Michael Burschik wrote:
> Correct me if I'm wrong, but R5RS does not provide resizable vectors, and
> functions generating vector element by element have no way of knowing the
> length of the resulting vector beforehand.

First, the SRFI process is about extending R5RS, so I don't see
that as a restriction.

> If you want to write portable
> code, this means you can either create n vectors of length 1 .. n and
> discard all but the last, or create a list and then convert it to a vector
> before returning it, which is, in fact, what the reference implementation
> does. Are you sure that the first alternative is more efficient?

You have to use some data structure or programming convention that
stores the "active length" - i.e. Common Lisp's "fill pointer".  If
you're stuck with vanilla Scheme, then this would be a separate variable
or a convention to use the the first variable of the vector.  (The
former is awkward and the latter is worse, whihc is why an extension
is needed.)

But assuming you have a separate fill pointer, then yes: It really is
more efficient to allocate and re-allocate multiple vectors - as long
as you each time double the allocated size.  E.g. start with a small
vector of say 8 slots, then when that gets full use one with 16 lots,
then one with 32 slots etc.  This uses less memory than cons cells
(especially if you an object or malloc header), provides linear
performance, and much better data locality.

  > Only if you know how large your data structures are going to be. If you
> constantly have to resize your vectors, or create new vectors of an
> appropriate size, your performance might not be so stellar.

vectors are still faster in almost all applications - as long as
you have a fill pointer.

> But iterating over all elements of a sequence is an example of exploiting
> constant-time access to the elements of the sequence. Otherwise, one would
> recurse over the sequence.

I don' understand what you're saying here.

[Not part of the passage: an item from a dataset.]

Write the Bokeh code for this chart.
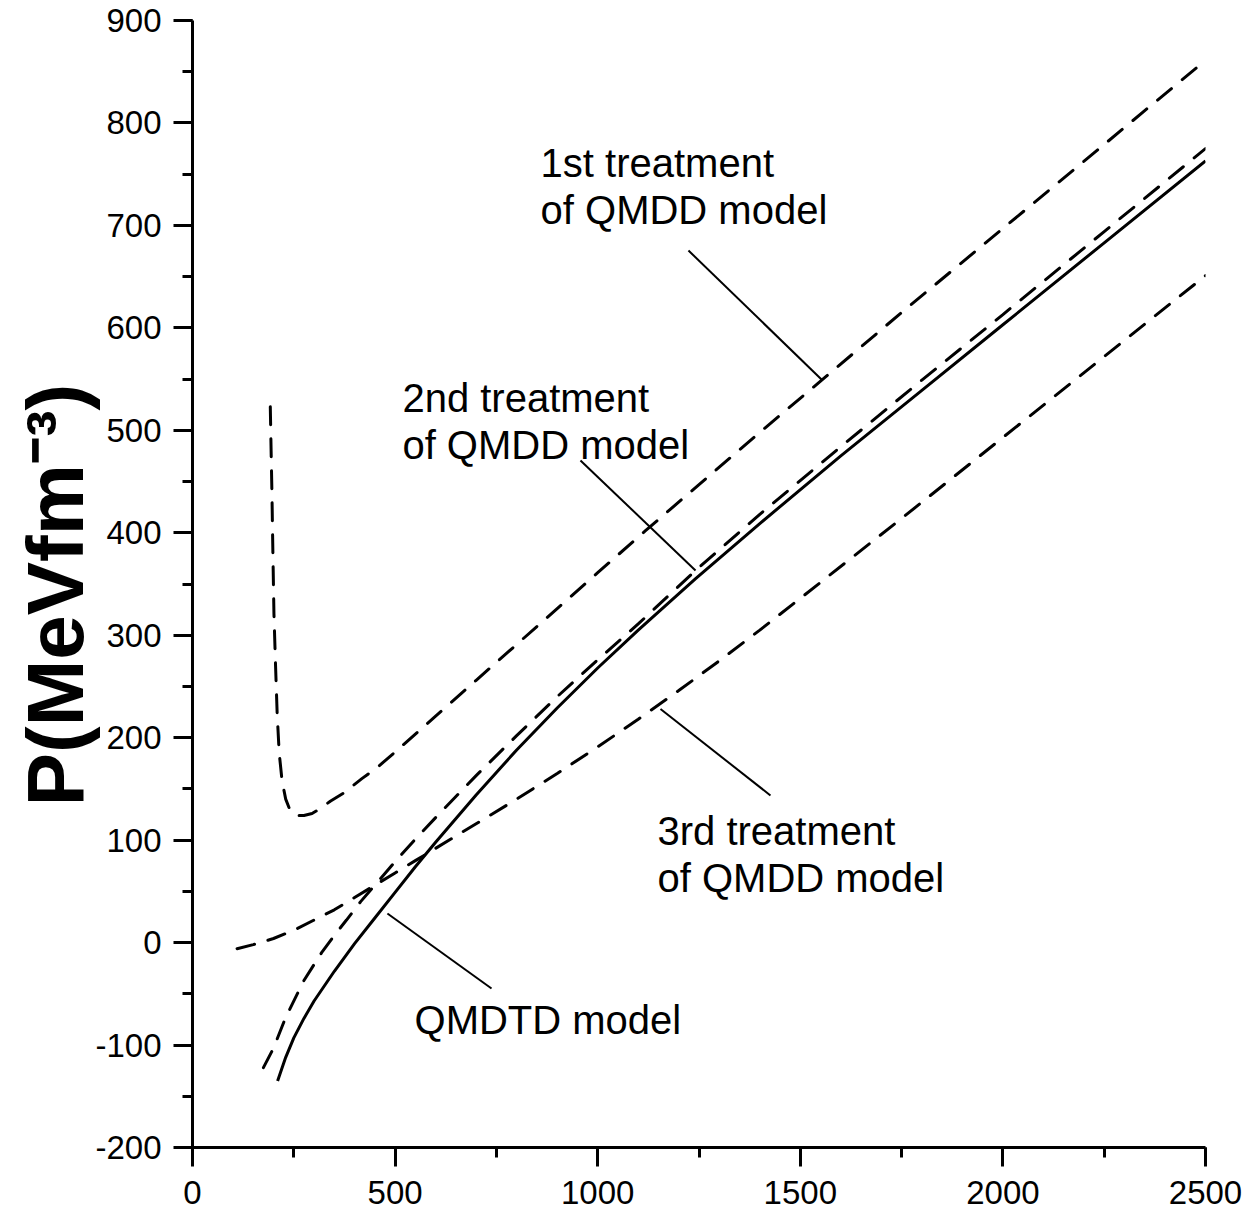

Using recusion as the preferred mechanism to sequence through the
elements of a sequence is I believe a mistake.  Almost all programmers
find it easier to work with iteration than with recursion, and with
"sequence comprehensions" iteration can be just as functional and
"clean" as recursion.

There is a lot to be said for array languages, such as APL.
I'm working on implementing XQuery, which is well worth taking a
look at.  (It's sequence model is different than vectors, since
XQuery sequences don't nest directly, but they can be nested
indirecty using "elements".)
	--Per Bothner